** To do **
Quote, verbatim, all material below, without pictures.

═════ Given data ═════

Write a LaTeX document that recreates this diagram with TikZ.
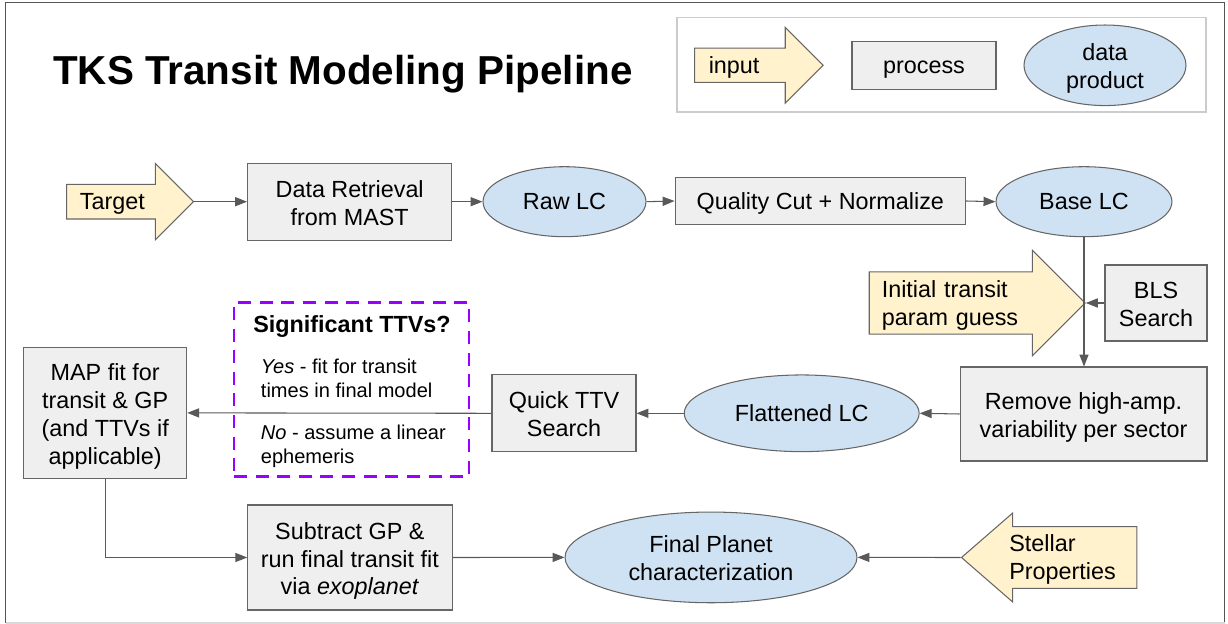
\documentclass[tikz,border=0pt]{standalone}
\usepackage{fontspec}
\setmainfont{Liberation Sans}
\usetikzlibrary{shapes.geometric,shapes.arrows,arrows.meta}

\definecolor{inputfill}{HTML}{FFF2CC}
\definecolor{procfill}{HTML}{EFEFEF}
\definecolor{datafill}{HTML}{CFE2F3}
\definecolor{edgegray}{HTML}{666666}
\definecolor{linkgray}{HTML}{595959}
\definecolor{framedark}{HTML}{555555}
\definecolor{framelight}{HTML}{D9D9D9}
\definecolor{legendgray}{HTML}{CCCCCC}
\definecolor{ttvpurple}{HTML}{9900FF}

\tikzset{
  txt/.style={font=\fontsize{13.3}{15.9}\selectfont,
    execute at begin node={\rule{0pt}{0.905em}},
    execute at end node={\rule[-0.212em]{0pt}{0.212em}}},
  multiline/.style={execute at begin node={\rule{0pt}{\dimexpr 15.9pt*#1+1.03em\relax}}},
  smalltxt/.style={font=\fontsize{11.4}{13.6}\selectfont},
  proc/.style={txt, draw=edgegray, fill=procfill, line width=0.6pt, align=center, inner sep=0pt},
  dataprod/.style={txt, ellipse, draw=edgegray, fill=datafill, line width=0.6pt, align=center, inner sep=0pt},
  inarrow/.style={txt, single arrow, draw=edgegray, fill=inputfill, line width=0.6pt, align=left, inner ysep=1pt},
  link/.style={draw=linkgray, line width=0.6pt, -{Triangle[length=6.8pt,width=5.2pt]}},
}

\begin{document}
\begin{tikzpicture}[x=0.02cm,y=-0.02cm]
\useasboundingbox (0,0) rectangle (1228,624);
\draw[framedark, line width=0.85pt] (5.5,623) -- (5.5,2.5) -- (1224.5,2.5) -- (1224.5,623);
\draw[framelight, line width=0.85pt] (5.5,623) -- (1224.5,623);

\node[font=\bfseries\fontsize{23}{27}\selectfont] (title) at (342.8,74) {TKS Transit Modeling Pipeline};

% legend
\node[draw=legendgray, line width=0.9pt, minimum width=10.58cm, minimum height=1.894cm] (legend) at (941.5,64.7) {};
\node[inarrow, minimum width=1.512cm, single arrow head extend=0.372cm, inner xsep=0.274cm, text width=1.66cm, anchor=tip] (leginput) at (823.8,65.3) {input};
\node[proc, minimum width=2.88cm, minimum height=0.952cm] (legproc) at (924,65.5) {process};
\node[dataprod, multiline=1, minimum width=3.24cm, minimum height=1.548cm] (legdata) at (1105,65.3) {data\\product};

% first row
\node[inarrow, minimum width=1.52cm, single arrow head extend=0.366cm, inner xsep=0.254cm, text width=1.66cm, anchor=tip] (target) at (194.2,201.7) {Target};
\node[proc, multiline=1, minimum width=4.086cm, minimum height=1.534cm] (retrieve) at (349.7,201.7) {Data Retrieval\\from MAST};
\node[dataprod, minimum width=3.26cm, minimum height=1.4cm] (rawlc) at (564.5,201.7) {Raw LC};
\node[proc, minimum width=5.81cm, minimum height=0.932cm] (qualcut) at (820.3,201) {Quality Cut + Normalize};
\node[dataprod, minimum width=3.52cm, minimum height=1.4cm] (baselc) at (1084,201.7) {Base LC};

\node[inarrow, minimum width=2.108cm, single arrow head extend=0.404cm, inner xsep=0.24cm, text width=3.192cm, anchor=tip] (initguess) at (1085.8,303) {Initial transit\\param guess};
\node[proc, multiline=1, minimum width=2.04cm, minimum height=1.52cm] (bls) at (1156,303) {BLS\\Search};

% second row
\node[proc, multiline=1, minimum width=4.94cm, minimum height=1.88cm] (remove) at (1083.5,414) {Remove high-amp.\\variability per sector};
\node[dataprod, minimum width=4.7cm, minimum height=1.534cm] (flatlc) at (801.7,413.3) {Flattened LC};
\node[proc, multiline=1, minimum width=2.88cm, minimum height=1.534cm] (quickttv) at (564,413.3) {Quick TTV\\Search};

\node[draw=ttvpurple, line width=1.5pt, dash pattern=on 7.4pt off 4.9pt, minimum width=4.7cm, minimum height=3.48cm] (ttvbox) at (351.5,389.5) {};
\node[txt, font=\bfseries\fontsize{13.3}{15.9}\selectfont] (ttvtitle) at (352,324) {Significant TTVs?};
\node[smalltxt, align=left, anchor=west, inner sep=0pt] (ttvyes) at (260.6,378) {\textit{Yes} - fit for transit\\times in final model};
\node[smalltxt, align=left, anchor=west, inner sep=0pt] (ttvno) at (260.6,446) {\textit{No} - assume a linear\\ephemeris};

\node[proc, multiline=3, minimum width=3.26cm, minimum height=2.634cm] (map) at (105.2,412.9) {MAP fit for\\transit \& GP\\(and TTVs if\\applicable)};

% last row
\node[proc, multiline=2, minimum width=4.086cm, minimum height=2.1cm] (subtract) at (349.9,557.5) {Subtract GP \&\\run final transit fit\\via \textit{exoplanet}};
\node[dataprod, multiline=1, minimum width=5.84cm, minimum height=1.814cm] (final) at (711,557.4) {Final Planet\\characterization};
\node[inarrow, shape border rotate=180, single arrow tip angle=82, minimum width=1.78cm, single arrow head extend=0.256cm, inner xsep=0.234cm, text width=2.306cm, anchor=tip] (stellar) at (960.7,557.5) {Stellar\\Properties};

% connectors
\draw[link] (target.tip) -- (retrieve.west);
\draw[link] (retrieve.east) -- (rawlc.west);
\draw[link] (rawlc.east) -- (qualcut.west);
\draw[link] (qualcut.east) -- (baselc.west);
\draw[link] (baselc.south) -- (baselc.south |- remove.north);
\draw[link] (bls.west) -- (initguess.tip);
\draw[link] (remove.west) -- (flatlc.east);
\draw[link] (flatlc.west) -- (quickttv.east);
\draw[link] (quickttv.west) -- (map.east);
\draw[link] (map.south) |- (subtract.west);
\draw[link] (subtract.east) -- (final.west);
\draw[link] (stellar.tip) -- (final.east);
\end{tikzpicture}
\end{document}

═════

** Task result **
Write a LaTeX document that recreates this diagram with TikZ.
\documentclass[tikz,border=0pt]{standalone}
\usepackage{fontspec}
\setmainfont{Liberation Sans}
\usetikzlibrary{shapes.geometric,shapes.arrows,arrows.meta}

\definecolor{inputfill}{HTML}{FFF2CC}
\definecolor{procfill}{HTML}{EFEFEF}
\definecolor{datafill}{HTML}{CFE2F3}
\definecolor{edgegray}{HTML}{666666}
\definecolor{linkgray}{HTML}{595959}
\definecolor{framedark}{HTML}{555555}
\definecolor{framelight}{HTML}{D9D9D9}
\definecolor{legendgray}{HTML}{CCCCCC}
\definecolor{ttvpurple}{HTML}{9900FF}

\tikzset{
  txt/.style={font=\fontsize{13.3}{15.9}\selectfont,
    execute at begin node={\rule{0pt}{0.905em}},
    execute at end node={\rule[-0.212em]{0pt}{0.212em}}},
  multiline/.style={execute at begin node={\rule{0pt}{\dimexpr 15.9pt*#1+1.03em\relax}}},
  smalltxt/.style={font=\fontsize{11.4}{13.6}\selectfont},
  proc/.style={txt, draw=edgegray, fill=procfill, line width=0.6pt, align=center, inner sep=0pt},
  dataprod/.style={txt, ellipse, draw=edgegray, fill=datafill, line width=0.6pt, align=center, inner sep=0pt},
  inarrow/.style={txt, single arrow, draw=edgegray, fill=inputfill, line width=0.6pt, align=left, inner ysep=1pt},
  link/.style={draw=linkgray, line width=0.6pt, -{Triangle[length=6.8pt,width=5.2pt]}},
}

\begin{document}
\begin{tikzpicture}[x=0.02cm,y=-0.02cm]
\useasboundingbox (0,0) rectangle (1228,624);
\draw[framedark, line width=0.85pt] (5.5,623) -- (5.5,2.5) -- (1224.5,2.5) -- (1224.5,623);
\draw[framelight, line width=0.85pt] (5.5,623) -- (1224.5,623);

\node[font=\bfseries\fontsize{23}{27}\selectfont] (title) at (342.8,74) {TKS Transit Modeling Pipeline};

% legend
\node[draw=legendgray, line width=0.9pt, minimum width=10.58cm, minimum height=1.894cm] (legend) at (941.5,64.7) {};
\node[inarrow, minimum width=1.512cm, single arrow head extend=0.372cm, inner xsep=0.274cm, text width=1.66cm, anchor=tip] (leginput) at (823.8,65.3) {input};
\node[proc, minimum width=2.88cm, minimum height=0.952cm] (legproc) at (924,65.5) {process};
\node[dataprod, multiline=1, minimum width=3.24cm, minimum height=1.548cm] (legdata) at (1105,65.3) {data\\product};

% first row
\node[inarrow, minimum width=1.52cm, single arrow head extend=0.366cm, inner xsep=0.254cm, text width=1.66cm, anchor=tip] (target) at (194.2,201.7) {Target};
\node[proc, multiline=1, minimum width=4.086cm, minimum height=1.534cm] (retrieve) at (349.7,201.7) {Data Retrieval\\from MAST};
\node[dataprod, minimum width=3.26cm, minimum height=1.4cm] (rawlc) at (564.5,201.7) {Raw LC};
\node[proc, minimum width=5.81cm, minimum height=0.932cm] (qualcut) at (820.3,201) {Quality Cut + Normalize};
\node[dataprod, minimum width=3.52cm, minimum height=1.4cm] (baselc) at (1084,201.7) {Base LC};

\node[inarrow, minimum width=2.108cm, single arrow head extend=0.404cm, inner xsep=0.24cm, text width=3.192cm, anchor=tip] (initguess) at (1085.8,303) {Initial transit\\param guess};
\node[proc, multiline=1, minimum width=2.04cm, minimum height=1.52cm] (bls) at (1156,303) {BLS\\Search};

% second row
\node[proc, multiline=1, minimum width=4.94cm, minimum height=1.88cm] (remove) at (1083.5,414) {Remove high-amp.\\variability per sector};
\node[dataprod, minimum width=4.7cm, minimum height=1.534cm] (flatlc) at (801.7,413.3) {Flattened LC};
\node[proc, multiline=1, minimum width=2.88cm, minimum height=1.534cm] (quickttv) at (564,413.3) {Quick TTV\\Search};

\node[draw=ttvpurple, line width=1.5pt, dash pattern=on 7.4pt off 4.9pt, minimum width=4.7cm, minimum height=3.48cm] (ttvbox) at (351.5,389.5) {};
\node[txt, font=\bfseries\fontsize{13.3}{15.9}\selectfont] (ttvtitle) at (352,324) {Significant TTVs?};
\node[smalltxt, align=left, anchor=west, inner sep=0pt] (ttvyes) at (260.6,378) {\textit{Yes} - fit for transit\\times in final model};
\node[smalltxt, align=left, anchor=west, inner sep=0pt] (ttvno) at (260.6,446) {\textit{No} - assume a linear\\ephemeris};

\node[proc, multiline=3, minimum width=3.26cm, minimum height=2.634cm] (map) at (105.2,412.9) {MAP fit for\\transit \& GP\\(and TTVs if\\applicable)};

% last row
\node[proc, multiline=2, minimum width=4.086cm, minimum height=2.1cm] (subtract) at (349.9,557.5) {Subtract GP \&\\run final transit fit\\via \textit{exoplanet}};
\node[dataprod, multiline=1, minimum width=5.84cm, minimum height=1.814cm] (final) at (711,557.4) {Final Planet\\characterization};
\node[inarrow, shape border rotate=180, single arrow tip angle=82, minimum width=1.78cm, single arrow head extend=0.256cm, inner xsep=0.234cm, text width=2.306cm, anchor=tip] (stellar) at (960.7,557.5) {Stellar\\Properties};

% connectors
\draw[link] (target.tip) -- (retrieve.west);
\draw[link] (retrieve.east) -- (rawlc.west);
\draw[link] (rawlc.east) -- (qualcut.west);
\draw[link] (qualcut.east) -- (baselc.west);
\draw[link] (baselc.south) -- (baselc.south |- remove.north);
\draw[link] (bls.west) -- (initguess.tip);
\draw[link] (remove.west) -- (flatlc.east);
\draw[link] (flatlc.west) -- (quickttv.east);
\draw[link] (quickttv.west) -- (map.east);
\draw[link] (map.south) |- (subtract.west);
\draw[link] (subtract.east) -- (final.west);
\draw[link] (stellar.tip) -- (final.east);
\end{tikzpicture}
\end{document}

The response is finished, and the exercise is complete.